# Need help to know what's the best option feed my 3 weeks malinois



## flamur.lu (May 5, 2021)

I don't know if this is the right section to post this as I just made the account

I got a 3 week and 3 days old male Malinois puppy and the mother didn't wanted to feed her puppies anymore , I bought cow milk but a friend of mine says to mix it with water or it can die , idk what type of milk should I buy to feed him and for how long can I feed it with milk , what should I feed him after a month, when is the right time to vaccinate and what kind of pills are best against worms etc...

Accurate and helpful feedback is appreciated, I need some advice for this specific breed


----------



## Kevin Cyr (Dec 28, 2012)

flamur.lu said:


> I don't know if this is the right section to post this as I just made the account
> 
> I got a 3 week and 3 days old male Malinois puppy and the mother didn't wanted to feed her puppies anymore , I bought cow milk but a friend of mine says to mix it with water or it can die , idk what type of milk should I buy to feed him and for how long can I feed it with milk , what should I feed him after a month, when is the right time to vaccinate and what kind of pills are best against worms etc...
> 
> Accurate and helpful feedback is appreciated, I need some advice for this specific breed


There may be various ways how to do this, however to simplify now being 4wks +, just get some high quality dry feed and soak it a bit, the pup should start eating that way now.

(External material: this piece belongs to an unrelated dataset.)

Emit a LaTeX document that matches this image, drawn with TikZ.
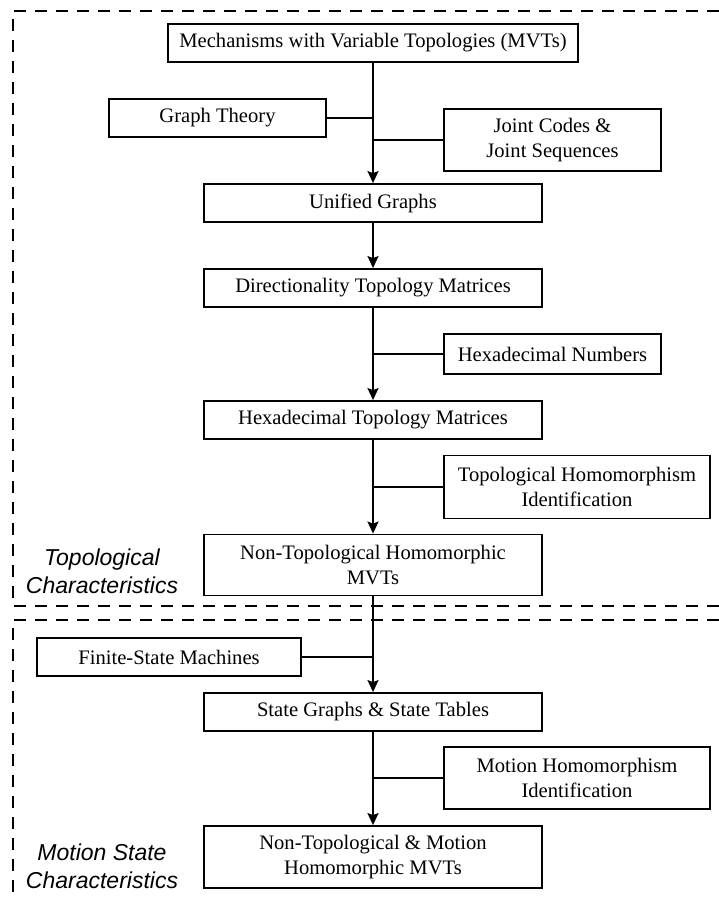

If you are going to feed raw, then I'd suggest some education as well. The bonding is the key here if the pup was removed from the litter at a very young age, at which you didn't state, but a tad bit earlier than the norm. I raised a few singletons as well as pups where moms where bad, and nutrition was never a problem, but behavior, nerve, and other small things in some showed. Genetics is about 90% there, its science you can't fool with it, however the other 10% of nurture/rearing could drastically effect the pre-loaded data. 

Don't overthink it, just take care, nurture, expose the puppy to the world!


----------



## Lee Hough (Mar 15, 2008)

at 3 weeks moms want to start weaning.....

I have raised quite a few litters who have been very strong, healthy with good weight by the time they go home.

At 3 weeks, I make up a gruel of GOAT"S milk, Puppy Gold supplement powder, powdered baby cereral - rice or oatmeal and a little pumpkin to help them have firm stool. As soon as they are eating this well - I worm with Strongid or Panacur liquid - mixing in1.5 cc per puppy - safe wormer, and this makes sure they all get it - repeat the wormer for 3 days - then wait 10 days, and repeat the wormer for 3 days - do the wormer a total of 3x before they go home .....

As they are eating well, I add raw ground chicken....and then in a few days phase out the cereal...vary with adding yogurt, cottage cheese, pumpkin....by about 6 weeks, I start adding GOOD kibble, phasing out meat and milk slowly and not letting it soak to mush ....by 8 weeks, you have them eating kibble, with an additive of (1 of) pumpkin or yogurt and always the puppy gold.

You will have nice fat strong puppies who have had a good nuturitional start!!!

Lee


----------